#### Provided data

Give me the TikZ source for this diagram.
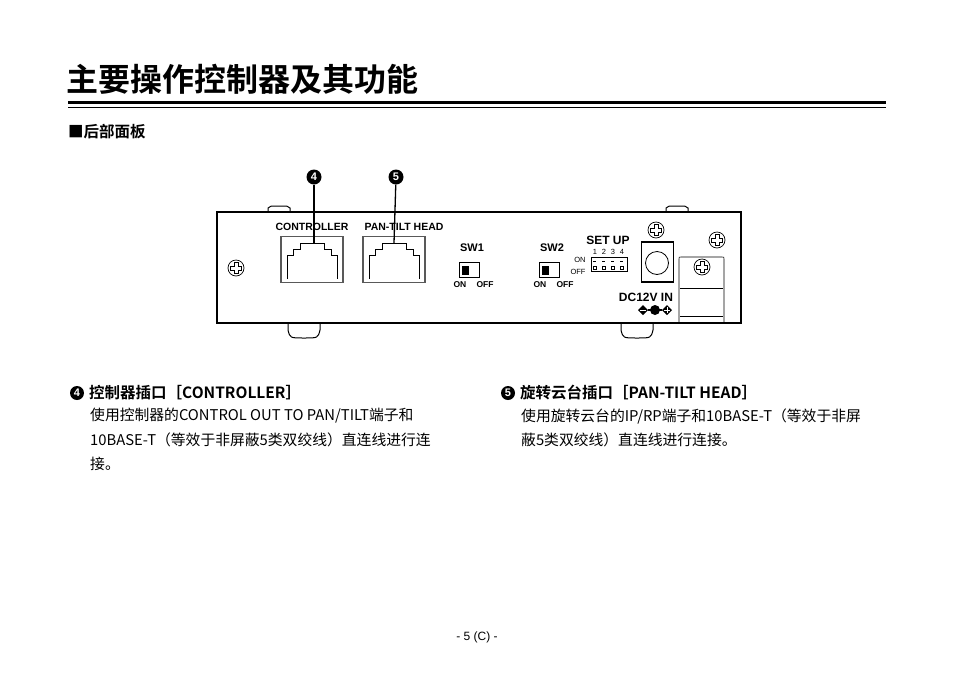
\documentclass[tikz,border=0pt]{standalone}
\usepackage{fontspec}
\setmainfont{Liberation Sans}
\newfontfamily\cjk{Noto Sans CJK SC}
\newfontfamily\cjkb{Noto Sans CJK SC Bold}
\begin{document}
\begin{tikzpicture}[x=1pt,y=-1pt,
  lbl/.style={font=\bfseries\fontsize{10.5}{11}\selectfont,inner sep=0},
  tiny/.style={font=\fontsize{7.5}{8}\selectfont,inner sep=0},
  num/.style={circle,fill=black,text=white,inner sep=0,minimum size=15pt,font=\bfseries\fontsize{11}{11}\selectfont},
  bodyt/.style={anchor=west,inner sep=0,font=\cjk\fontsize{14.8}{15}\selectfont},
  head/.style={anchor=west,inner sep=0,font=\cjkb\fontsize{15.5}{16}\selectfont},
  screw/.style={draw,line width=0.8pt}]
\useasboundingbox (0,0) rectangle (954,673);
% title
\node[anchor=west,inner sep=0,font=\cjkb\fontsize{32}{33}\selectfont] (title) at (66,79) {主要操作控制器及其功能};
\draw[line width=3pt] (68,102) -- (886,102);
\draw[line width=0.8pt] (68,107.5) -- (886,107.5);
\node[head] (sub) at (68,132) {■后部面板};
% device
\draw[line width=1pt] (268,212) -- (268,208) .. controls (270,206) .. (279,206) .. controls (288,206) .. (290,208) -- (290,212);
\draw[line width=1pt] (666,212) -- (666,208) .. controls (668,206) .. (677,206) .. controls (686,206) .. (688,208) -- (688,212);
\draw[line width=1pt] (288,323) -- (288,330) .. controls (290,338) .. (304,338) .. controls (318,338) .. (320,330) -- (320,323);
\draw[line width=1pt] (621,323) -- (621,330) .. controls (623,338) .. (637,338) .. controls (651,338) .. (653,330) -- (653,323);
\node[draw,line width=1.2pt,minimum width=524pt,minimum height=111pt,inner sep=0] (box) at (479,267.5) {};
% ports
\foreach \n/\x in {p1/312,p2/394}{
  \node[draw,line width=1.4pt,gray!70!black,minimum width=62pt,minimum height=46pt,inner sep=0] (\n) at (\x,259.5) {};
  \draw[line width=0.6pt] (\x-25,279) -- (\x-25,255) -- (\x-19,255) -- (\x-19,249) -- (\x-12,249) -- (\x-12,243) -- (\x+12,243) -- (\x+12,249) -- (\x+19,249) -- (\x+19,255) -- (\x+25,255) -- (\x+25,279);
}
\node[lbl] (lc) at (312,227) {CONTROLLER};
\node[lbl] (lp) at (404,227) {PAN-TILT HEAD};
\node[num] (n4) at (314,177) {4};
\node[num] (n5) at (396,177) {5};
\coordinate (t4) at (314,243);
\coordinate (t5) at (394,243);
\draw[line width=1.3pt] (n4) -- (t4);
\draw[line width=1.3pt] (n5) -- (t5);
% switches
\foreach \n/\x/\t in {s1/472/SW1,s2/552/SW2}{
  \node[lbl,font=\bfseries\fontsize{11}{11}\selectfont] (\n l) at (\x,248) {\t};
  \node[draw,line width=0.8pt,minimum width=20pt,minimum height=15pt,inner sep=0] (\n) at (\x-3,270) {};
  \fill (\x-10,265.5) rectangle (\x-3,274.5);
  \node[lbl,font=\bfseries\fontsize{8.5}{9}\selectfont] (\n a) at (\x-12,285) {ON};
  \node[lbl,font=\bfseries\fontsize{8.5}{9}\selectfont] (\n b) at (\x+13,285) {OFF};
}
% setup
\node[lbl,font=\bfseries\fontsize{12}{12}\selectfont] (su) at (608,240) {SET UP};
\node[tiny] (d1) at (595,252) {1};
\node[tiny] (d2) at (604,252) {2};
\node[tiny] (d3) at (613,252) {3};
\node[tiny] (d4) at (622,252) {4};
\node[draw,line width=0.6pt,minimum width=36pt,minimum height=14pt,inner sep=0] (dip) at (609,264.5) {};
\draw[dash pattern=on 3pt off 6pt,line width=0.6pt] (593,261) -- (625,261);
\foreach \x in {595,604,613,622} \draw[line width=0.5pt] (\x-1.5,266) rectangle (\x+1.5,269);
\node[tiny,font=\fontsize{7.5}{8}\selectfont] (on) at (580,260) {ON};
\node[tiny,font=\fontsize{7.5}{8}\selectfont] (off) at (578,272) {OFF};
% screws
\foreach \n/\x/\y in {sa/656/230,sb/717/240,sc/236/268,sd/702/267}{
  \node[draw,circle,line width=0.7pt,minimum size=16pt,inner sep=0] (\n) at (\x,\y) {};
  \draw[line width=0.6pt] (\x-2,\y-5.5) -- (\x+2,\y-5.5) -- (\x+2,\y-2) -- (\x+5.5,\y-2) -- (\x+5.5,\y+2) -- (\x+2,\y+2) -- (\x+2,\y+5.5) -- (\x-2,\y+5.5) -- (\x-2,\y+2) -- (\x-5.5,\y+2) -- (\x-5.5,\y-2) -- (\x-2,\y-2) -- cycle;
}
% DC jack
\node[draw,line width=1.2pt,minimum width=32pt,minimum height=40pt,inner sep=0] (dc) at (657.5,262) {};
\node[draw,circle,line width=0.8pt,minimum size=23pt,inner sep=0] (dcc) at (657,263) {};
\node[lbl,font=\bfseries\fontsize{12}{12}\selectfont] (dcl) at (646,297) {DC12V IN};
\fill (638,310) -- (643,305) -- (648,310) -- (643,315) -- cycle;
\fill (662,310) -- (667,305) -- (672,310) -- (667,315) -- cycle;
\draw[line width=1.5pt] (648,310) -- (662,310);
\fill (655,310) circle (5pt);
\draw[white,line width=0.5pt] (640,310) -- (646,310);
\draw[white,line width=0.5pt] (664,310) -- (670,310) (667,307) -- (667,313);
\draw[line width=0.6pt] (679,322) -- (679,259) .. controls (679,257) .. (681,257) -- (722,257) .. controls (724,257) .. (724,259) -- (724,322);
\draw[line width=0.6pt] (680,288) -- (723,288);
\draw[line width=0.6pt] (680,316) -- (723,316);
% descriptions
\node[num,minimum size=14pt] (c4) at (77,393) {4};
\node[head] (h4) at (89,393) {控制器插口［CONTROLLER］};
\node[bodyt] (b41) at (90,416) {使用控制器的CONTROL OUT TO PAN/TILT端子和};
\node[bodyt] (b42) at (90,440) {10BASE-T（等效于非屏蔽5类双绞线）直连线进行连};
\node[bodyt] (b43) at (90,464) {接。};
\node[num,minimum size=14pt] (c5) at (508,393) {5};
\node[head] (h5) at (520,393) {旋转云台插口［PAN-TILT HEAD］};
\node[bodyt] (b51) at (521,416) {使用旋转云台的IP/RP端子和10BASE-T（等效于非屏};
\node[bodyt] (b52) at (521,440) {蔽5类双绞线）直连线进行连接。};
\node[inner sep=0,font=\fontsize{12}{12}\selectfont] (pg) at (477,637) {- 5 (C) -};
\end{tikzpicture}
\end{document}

########

### Objective
Your copy of the data above should match it exactly, except that pictures are left out.

### Output below
Give me the TikZ source for this diagram.
\documentclass[tikz,border=0pt]{standalone}
\usepackage{fontspec}
\setmainfont{Liberation Sans}
\newfontfamily\cjk{Noto Sans CJK SC}
\newfontfamily\cjkb{Noto Sans CJK SC Bold}
\begin{document}
\begin{tikzpicture}[x=1pt,y=-1pt,
  lbl/.style={font=\bfseries\fontsize{10.5}{11}\selectfont,inner sep=0},
  tiny/.style={font=\fontsize{7.5}{8}\selectfont,inner sep=0},
  num/.style={circle,fill=black,text=white,inner sep=0,minimum size=15pt,font=\bfseries\fontsize{11}{11}\selectfont},
  bodyt/.style={anchor=west,inner sep=0,font=\cjk\fontsize{14.8}{15}\selectfont},
  head/.style={anchor=west,inner sep=0,font=\cjkb\fontsize{15.5}{16}\selectfont},
  screw/.style={draw,line width=0.8pt}]
\useasboundingbox (0,0) rectangle (954,673);
% title
\node[anchor=west,inner sep=0,font=\cjkb\fontsize{32}{33}\selectfont] (title) at (66,79) {主要操作控制器及其功能};
\draw[line width=3pt] (68,102) -- (886,102);
\draw[line width=0.8pt] (68,107.5) -- (886,107.5);
\node[head] (sub) at (68,132) {■后部面板};
% device
\draw[line width=1pt] (268,212) -- (268,208) .. controls (270,206) .. (279,206) .. controls (288,206) .. (290,208) -- (290,212);
\draw[line width=1pt] (666,212) -- (666,208) .. controls (668,206) .. (677,206) .. controls (686,206) .. (688,208) -- (688,212);
\draw[line width=1pt] (288,323) -- (288,330) .. controls (290,338) .. (304,338) .. controls (318,338) .. (320,330) -- (320,323);
\draw[line width=1pt] (621,323) -- (621,330) .. controls (623,338) .. (637,338) .. controls (651,338) .. (653,330) -- (653,323);
\node[draw,line width=1.2pt,minimum width=524pt,minimum height=111pt,inner sep=0] (box) at (479,267.5) {};
% ports
\foreach \n/\x in {p1/312,p2/394}{
  \node[draw,line width=1.4pt,gray!70!black,minimum width=62pt,minimum height=46pt,inner sep=0] (\n) at (\x,259.5) {};
  \draw[line width=0.6pt] (\x-25,279) -- (\x-25,255) -- (\x-19,255) -- (\x-19,249) -- (\x-12,249) -- (\x-12,243) -- (\x+12,243) -- (\x+12,249) -- (\x+19,249) -- (\x+19,255) -- (\x+25,255) -- (\x+25,279);
}
\node[lbl] (lc) at (312,227) {CONTROLLER};
\node[lbl] (lp) at (404,227) {PAN-TILT HEAD};
\node[num] (n4) at (314,177) {4};
\node[num] (n5) at (396,177) {5};
\coordinate (t4) at (314,243);
\coordinate (t5) at (394,243);
\draw[line width=1.3pt] (n4) -- (t4);
\draw[line width=1.3pt] (n5) -- (t5);
% switches
\foreach \n/\x/\t in {s1/472/SW1,s2/552/SW2}{
  \node[lbl,font=\bfseries\fontsize{11}{11}\selectfont] (\n l) at (\x,248) {\t};
  \node[draw,line width=0.8pt,minimum width=20pt,minimum height=15pt,inner sep=0] (\n) at (\x-3,270) {};
  \fill (\x-10,265.5) rectangle (\x-3,274.5);
  \node[lbl,font=\bfseries\fontsize{8.5}{9}\selectfont] (\n a) at (\x-12,285) {ON};
  \node[lbl,font=\bfseries\fontsize{8.5}{9}\selectfont] (\n b) at (\x+13,285) {OFF};
}
% setup
\node[lbl,font=\bfseries\fontsize{12}{12}\selectfont] (su) at (608,240) {SET UP};
\node[tiny] (d1) at (595,252) {1};
\node[tiny] (d2) at (604,252) {2};
\node[tiny] (d3) at (613,252) {3};
\node[tiny] (d4) at (622,252) {4};
\node[draw,line width=0.6pt,minimum width=36pt,minimum height=14pt,inner sep=0] (dip) at (609,264.5) {};
\draw[dash pattern=on 3pt off 6pt,line width=0.6pt] (593,261) -- (625,261);
\foreach \x in {595,604,613,622} \draw[line width=0.5pt] (\x-1.5,266) rectangle (\x+1.5,269);
\node[tiny,font=\fontsize{7.5}{8}\selectfont] (on) at (580,260) {ON};
\node[tiny,font=\fontsize{7.5}{8}\selectfont] (off) at (578,272) {OFF};
% screws
\foreach \n/\x/\y in {sa/656/230,sb/717/240,sc/236/268,sd/702/267}{
  \node[draw,circle,line width=0.7pt,minimum size=16pt,inner sep=0] (\n) at (\x,\y) {};
  \draw[line width=0.6pt] (\x-2,\y-5.5) -- (\x+2,\y-5.5) -- (\x+2,\y-2) -- (\x+5.5,\y-2) -- (\x+5.5,\y+2) -- (\x+2,\y+2) -- (\x+2,\y+5.5) -- (\x-2,\y+5.5) -- (\x-2,\y+2) -- (\x-5.5,\y+2) -- (\x-5.5,\y-2) -- (\x-2,\y-2) -- cycle;
}
% DC jack
\node[draw,line width=1.2pt,minimum width=32pt,minimum height=40pt,inner sep=0] (dc) at (657.5,262) {};
\node[draw,circle,line width=0.8pt,minimum size=23pt,inner sep=0] (dcc) at (657,263) {};
\node[lbl,font=\bfseries\fontsize{12}{12}\selectfont] (dcl) at (646,297) {DC12V IN};
\fill (638,310) -- (643,305) -- (648,310) -- (643,315) -- cycle;
\fill (662,310) -- (667,305) -- (672,310) -- (667,315) -- cycle;
\draw[line width=1.5pt] (648,310) -- (662,310);
\fill (655,310) circle (5pt);
\draw[white,line width=0.5pt] (640,310) -- (646,310);
\draw[white,line width=0.5pt] (664,310) -- (670,310) (667,307) -- (667,313);
\draw[line width=0.6pt] (679,322) -- (679,259) .. controls (679,257) .. (681,257) -- (722,257) .. controls (724,257) .. (724,259) -- (724,322);
\draw[line width=0.6pt] (680,288) -- (723,288);
\draw[line width=0.6pt] (680,316) -- (723,316);
% descriptions
\node[num,minimum size=14pt] (c4) at (77,393) {4};
\node[head] (h4) at (89,393) {控制器插口［CONTROLLER］};
\node[bodyt] (b41) at (90,416) {使用控制器的CONTROL OUT TO PAN/TILT端子和};
\node[bodyt] (b42) at (90,440) {10BASE-T（等效于非屏蔽5类双绞线）直连线进行连};
\node[bodyt] (b43) at (90,464) {接。};
\node[num,minimum size=14pt] (c5) at (508,393) {5};
\node[head] (h5) at (520,393) {旋转云台插口［PAN-TILT HEAD］};
\node[bodyt] (b51) at (521,416) {使用旋转云台的IP/RP端子和10BASE-T（等效于非屏};
\node[bodyt] (b52) at (521,440) {蔽5类双绞线）直连线进行连接。};
\node[inner sep=0,font=\fontsize{12}{12}\selectfont] (pg) at (477,637) {- 5 (C) -};
\end{tikzpicture}
\end{document}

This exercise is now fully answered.